Entertainment

Songwriter’s goal complete honesty

Ian Moore draws from his extensive collection of songs for a solo show at Diners Rendezvous Sunday (Nov. 27). - Photo contributed
Ian Moore draws from his extensive collection of songs for a solo show at Diners Rendezvous Sunday (Nov. 27).
— image credit: Photo contributed

Ian Moore’s goal in music has always been complete honesty.

The singer-songwriter, now based in the Pacific Northwest, veered away from his early success in pop music to pursue sounds that more closely reflected his experience and outlook on life.

“There’s been a million roads during that time,” Moore said.

Moore grew up in Austin, Texas, where music was just music, and he wrote and played whatever he felt, whether it be a mellow, folksy tune or a rockin’ blues song.

“My parents were a huge part of that scene,” he said.

Leaving Austin for a wider audience was when his music was suddenly classified into genres, a hindrance for a musician who followed emotion rather than the rules of the music industry.

He wanted to write songs that were honest and reflected his head space at the time. But the style fluctuated, from Simon and Garfunkel on a cool, sunny day to Black Sabbath on a cloudy one.

Moore earned a reputation as a guitar player from his early music.

“I was really interested in becoming a better songwriter and not just a guitar player,” he said.

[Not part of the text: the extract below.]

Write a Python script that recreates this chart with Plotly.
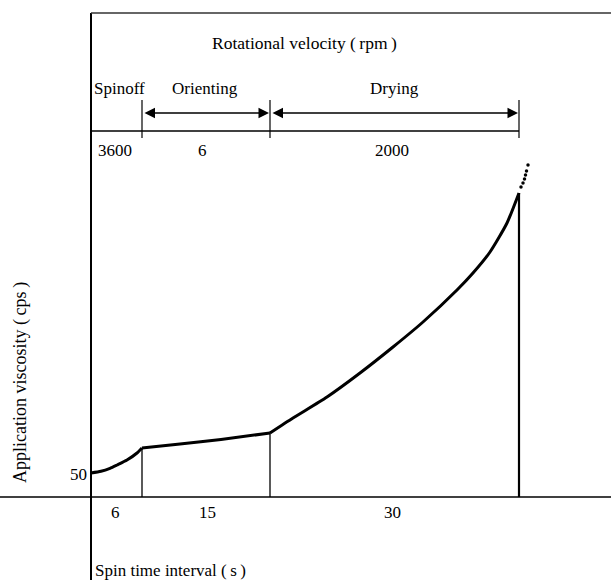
import plotly.graph_objects as go

# ---- data (diagram units) ----
phase_names = ["Spinoff", "Orienting", "Drying"]
rpm_labels = ["3600", "6", "2000"]
interval_labels = ["6", "15", "30"]
phase_edges_x = [0, 51, 179, 428]
viscosity_tick = "50"
viscosity_tick_y = 23

spinoff_x = [0, 10, 19, 26, 36, 46, 51]
spinoff_y = [24, 25.7, 28.7, 32, 37, 44, 49]
orienting_x = [51, 89, 130, 179]
orienting_y = [49, 53, 57.5, 64]
drying_x = [179, 202, 236, 269, 302, 332, 366, 382, 399, 416, 428]
drying_y = [64, 79, 100, 124, 150, 175, 207, 224, 245, 274, 304]
extrap_x = [430, 432, 433.5, 434.5, 435.5, 437]
extrap_y = [310, 314, 318, 322, 326, 332]

FONT = "Liberation Serif"
TS = "\u2009"
fig = go.Figure()

def seg(x, y, w=1.5, color="black", shape="linear"):
    fig.add_trace(go.Scatter(x=x, y=y, mode="lines",
                             line=dict(color=color, width=w, shape=shape, smoothing=0.6),
                             hoverinfo="skip", showlegend=False))

# axes
seg([0, 0], [-83, 484], 2)
seg([-91, 520], [0, 0], 1.5)
# top frame line and rpm baseline
seg([0, 520], [484, 484], 1.3, "#333")
seg([0, phase_edges_x[-1]], [366, 366], 1.5)
# ticks in rpm band
for xe in phase_edges_x[1:]:
    seg([xe, xe], [359, 397], 1.2)

# viscosity curve
seg(spinoff_x, spinoff_y, 3, shape="spline")
seg(orienting_x, orienting_y, 3, shape="spline")
seg(drying_x, drying_y, 3, shape="spline")
fig.add_trace(go.Scatter(x=extrap_x, y=extrap_y, mode="markers",
                         marker=dict(color="black", size=3.5), hoverinfo="skip", showlegend=False))

# phase boundary drop lines
end_y = [spinoff_y[-1], orienting_y[-1], drying_y[-1]]
for xe, ye, w in zip(phase_edges_x[1:], end_y, [1.3, 1.3, 2.2]):
    seg([xe, xe], [0, ye], w)

ann = []
# double arrows
for a, b in [(phase_edges_x[1], phase_edges_x[2]), (phase_edges_x[2], phase_edges_x[3])]:
    ann.append(dict(x=b - 1, y=384, ax=a + 1, ay=384, xref="x", yref="y", axref="x", ayref="y",
                    showarrow=True, arrowhead=2, arrowside="end+start", arrowsize=1.4,
                    arrowwidth=1.5, arrowcolor="black", text="", standoff=0, startstandoff=0))

def txt(s, x, y, xanchor="center", size=17, angle=0):
    ann.append(dict(text=s, x=x, y=y, xref="x", yref="y", showarrow=False,
                    xanchor=xanchor, yanchor="middle", textangle=angle,
                    font=dict(family=FONT, size=size, color="black")))

txt(f"Rotational velocity ({TS}rpm{TS})", 213, 454, size=17.5)
txt(phase_names[0], 0.5, 409, "left")
txt(phase_names[1], 114, 409)
txt(phase_names[2], 303, 409)
for c, r in zip([24, 111, 301], rpm_labels):
    txt(r, c, 347)
for c, s in zip([24, 116, 301], interval_labels):
    txt(s, c, -15)
txt(viscosity_tick, -2, viscosity_tick_y, "right")
txt(f"Spin time interval ({TS}s{TS})", 2, -73, "left")
txt(f"Application viscosity ({TS}cps{TS})", -71, 114, size=18, angle=-90)

fig.update_layout(
    width=611, height=580, margin=dict(l=0, r=0, t=0, b=0),
    paper_bgcolor="white", plot_bgcolor="white",
    xaxis=dict(range=[-91, 520], visible=False, fixedrange=True),
    yaxis=dict(range=[-83, 497], visible=False, fixedrange=True),
    annotations=ann, showlegend=False,
)
fig.write_html("out.html", config={"displayModeBar": False},
               post_script="document.body.style.margin='0';document.body.style.overflow='hidden';")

He relocated to the Pacific Northwest, producing albums with his band The Lossy Coils, which includes Matt Harris and Kyle Schneider. The band’s sound is a bit more rock than his acoustic, solo music, despite the two sides co-existing.

“When I’m creating, I’m just trying to write the best song that I can,” Moore said.

Music goes in cycles and Moore, who is continually in the recording studio working on his own music or producing others, is trying to put together a simple, folksy album. But often the artist’s muse has other ideas.

“I can’t write a mellow song right now to save my life,” he said.

Moore isn’t arrogant enough to compare himself to the legendary Neil Young, but he does refer to the Canadian singer as an example of someone who can move between genres and yet keep an identity.

People recognize the music of Crazy Horse is different from his solo work, or his collaborations with Pearl Jam, yet it’s all still Neil Young.

“We’re kind of in a square time,” Moore said. “Emotion doesn’t follow those lines.”

Moore performs an acoustic show at Diners Rendezvous Sunday (Nov. 27) at 8 p.m. Blues guitarist Jason Buie opens the show.

Moore said he plans to cover as much of his extensive catalogue, from his solo music to his band, in the intimate concert.

“I’m trying to do a pretty good cross-section of my eight records,” Moore said.